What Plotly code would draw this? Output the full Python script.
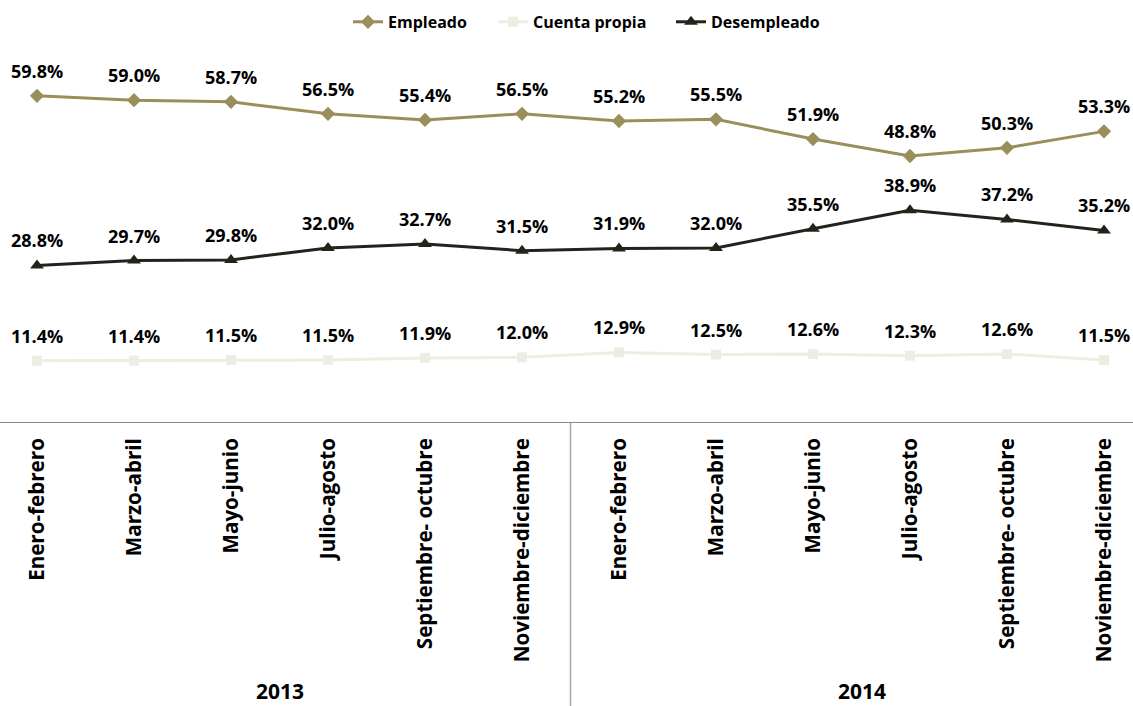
import plotly.graph_objects as go

categories = ["Enero-febrero", "Marzo-abril", "Mayo-junio", "Julio-agosto",
              "Septiembre- octubre", "Noviembre-diciembre",
              "Enero-febrero", "Marzo-abril", "Mayo-junio", "Julio-agosto",
              "Septiembre- octubre", "Noviembre-diciembre"]
years = ["2013", "2014"]
year_centers = [2.5, 8.5]
empleado = [59.8, 59.0, 58.7, 56.5, 55.4, 56.5, 55.2, 55.5, 51.9, 48.8, 50.3, 53.3]
cuenta_propia = [11.4, 11.4, 11.5, 11.5, 11.9, 12.0, 12.9, 12.5, 12.6, 12.3, 12.6, 11.5]
desempleado = [28.8, 29.7, 29.8, 32.0, 32.7, 31.5, 31.9, 32.0, 35.5, 38.9, 37.2, 35.2]

FONT = "Open Sans"
x = list(range(len(categories)))

series = [
    ("Empleado", empleado, "#9A8F5B", "diamond", 11, "legend", 348),
    ("Cuenta propia", cuenta_propia, "#EEEDE2", "square", 10, "legend2", 493),
    ("Desempleado", desempleado, "#24221A", "triangle-up", 12, "legend3", 671),
]

fig = go.Figure()
legends = {}
for name, vals, color, sym, size, leg, lx in series:
    fig.add_trace(go.Scatter(
        x=x, y=vals, name=name, mode="lines+markers",
        line=dict(color=color, width=3),
        marker=dict(symbol=sym, size=size, color=color),
        legend=leg,
    ))
    legends[leg] = dict(orientation="h", x=lx / 1133, xanchor="left", y=0.969,
                        yanchor="middle", yref="container",
                        font=dict(family=FONT, size=16, color="#000", weight="bold"))

annotations = []
for name, vals, color, sym, size, leg, lx in series:
    for xi, v in zip(x, vals):
        annotations.append(dict(
            x=xi, y=v, xref="x", yref="y", text=f"{v:.1f}%",
            showarrow=False, yshift=25,
            font=dict(family=FONT, size=18, color="#000000", weight="bold"),
        ))
for yc, yr in zip(year_centers, years):
    annotations.append(dict(x=yc, y=-0.70, xref="x", yref="paper", yanchor="middle",
                            text=yr, showarrow=False, borderpad=0,
                            font=dict(family=FONT, size=21, color="#000", weight="bold")))

fig.update_layout(
    width=1133, height=706,
    margin=dict(l=0, r=0, t=40, b=283, autoexpand=False),
    paper_bgcolor="white", plot_bgcolor="white",
    showlegend=True,
    xaxis=dict(
        range=[-0.3814, 11.299], tickmode="array", tickvals=x, ticktext=categories,
        tickangle=-90, showgrid=False, zeroline=False, showline=False, ticks="",
        automargin=False, ticklabelstandoff=10,
        tickfont=dict(family=FONT, size=20.6, color="#000", weight="bold"),
    ),
    yaxis=dict(range=[0, 70], visible=False, showgrid=False, zeroline=False, automargin=False),
    annotations=annotations,
    font=dict(family=FONT),
    **legends,
)

# axis line and year separator
fig.add_shape(type="line", xref="paper", yref="y", x0=0, x1=1, y0=0, y1=0,
              line=dict(color="#898989", width=2))
fig.add_shape(type="line", xref="x", yref="paper", x0=5.5, x1=5.5, y0=0, y1=-0.74,
              line=dict(color="#A6A6A6", width=1.5))

fig.write_html("out.html", config={"displayModeBar": False},
               post_script="document.body.style.margin='0';document.body.style.overflow='hidden';")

#### [Set problem]
Leave the pictures out and copy the rest of the data exactly.

#### [Answer]
What Plotly code would draw this? Output the full Python script.
import plotly.graph_objects as go

categories = ["Enero-febrero", "Marzo-abril", "Mayo-junio", "Julio-agosto",
              "Septiembre- octubre", "Noviembre-diciembre",
              "Enero-febrero", "Marzo-abril", "Mayo-junio", "Julio-agosto",
              "Septiembre- octubre", "Noviembre-diciembre"]
years = ["2013", "2014"]
year_centers = [2.5, 8.5]
empleado = [59.8, 59.0, 58.7, 56.5, 55.4, 56.5, 55.2, 55.5, 51.9, 48.8, 50.3, 53.3]
cuenta_propia = [11.4, 11.4, 11.5, 11.5, 11.9, 12.0, 12.9, 12.5, 12.6, 12.3, 12.6, 11.5]
desempleado = [28.8, 29.7, 29.8, 32.0, 32.7, 31.5, 31.9, 32.0, 35.5, 38.9, 37.2, 35.2]

FONT = "Open Sans"
x = list(range(len(categories)))

series = [
    ("Empleado", empleado, "#9A8F5B", "diamond", 11, "legend", 348),
    ("Cuenta propia", cuenta_propia, "#EEEDE2", "square", 10, "legend2", 493),
    ("Desempleado", desempleado, "#24221A", "triangle-up", 12, "legend3", 671),
]

fig = go.Figure()
legends = {}
for name, vals, color, sym, size, leg, lx in series:
    fig.add_trace(go.Scatter(
        x=x, y=vals, name=name, mode="lines+markers",
        line=dict(color=color, width=3),
        marker=dict(symbol=sym, size=size, color=color),
        legend=leg,
    ))
    legends[leg] = dict(orientation="h", x=lx / 1133, xanchor="left", y=0.969,
                        yanchor="middle", yref="container",
                        font=dict(family=FONT, size=16, color="#000", weight="bold"))

annotations = []
for name, vals, color, sym, size, leg, lx in series:
    for xi, v in zip(x, vals):
        annotations.append(dict(
            x=xi, y=v, xref="x", yref="y", text=f"{v:.1f}%",
            showarrow=False, yshift=25,
            font=dict(family=FONT, size=18, color="#000000", weight="bold"),
        ))
for yc, yr in zip(year_centers, years):
    annotations.append(dict(x=yc, y=-0.70, xref="x", yref="paper", yanchor="middle",
                            text=yr, showarrow=False, borderpad=0,
                            font=dict(family=FONT, size=21, color="#000", weight="bold")))

fig.update_layout(
    width=1133, height=706,
    margin=dict(l=0, r=0, t=40, b=283, autoexpand=False),
    paper_bgcolor="white", plot_bgcolor="white",
    showlegend=True,
    xaxis=dict(
        range=[-0.3814, 11.299], tickmode="array", tickvals=x, ticktext=categories,
        tickangle=-90, showgrid=False, zeroline=False, showline=False, ticks="",
        automargin=False, ticklabelstandoff=10,
        tickfont=dict(family=FONT, size=20.6, color="#000", weight="bold"),
    ),
    yaxis=dict(range=[0, 70], visible=False, showgrid=False, zeroline=False, automargin=False),
    annotations=annotations,
    font=dict(family=FONT),
    **legends,
)

# axis line and year separator
fig.add_shape(type="line", xref="paper", yref="y", x0=0, x1=1, y0=0, y1=0,
              line=dict(color="#898989", width=2))
fig.add_shape(type="line", xref="x", yref="paper", x0=5.5, x1=5.5, y0=0, y1=-0.74,
              line=dict(color="#A6A6A6", width=1.5))

fig.write_html("out.html", config={"displayModeBar": False},
               post_script="document.body.style.margin='0';document.body.style.overflow='hidden';")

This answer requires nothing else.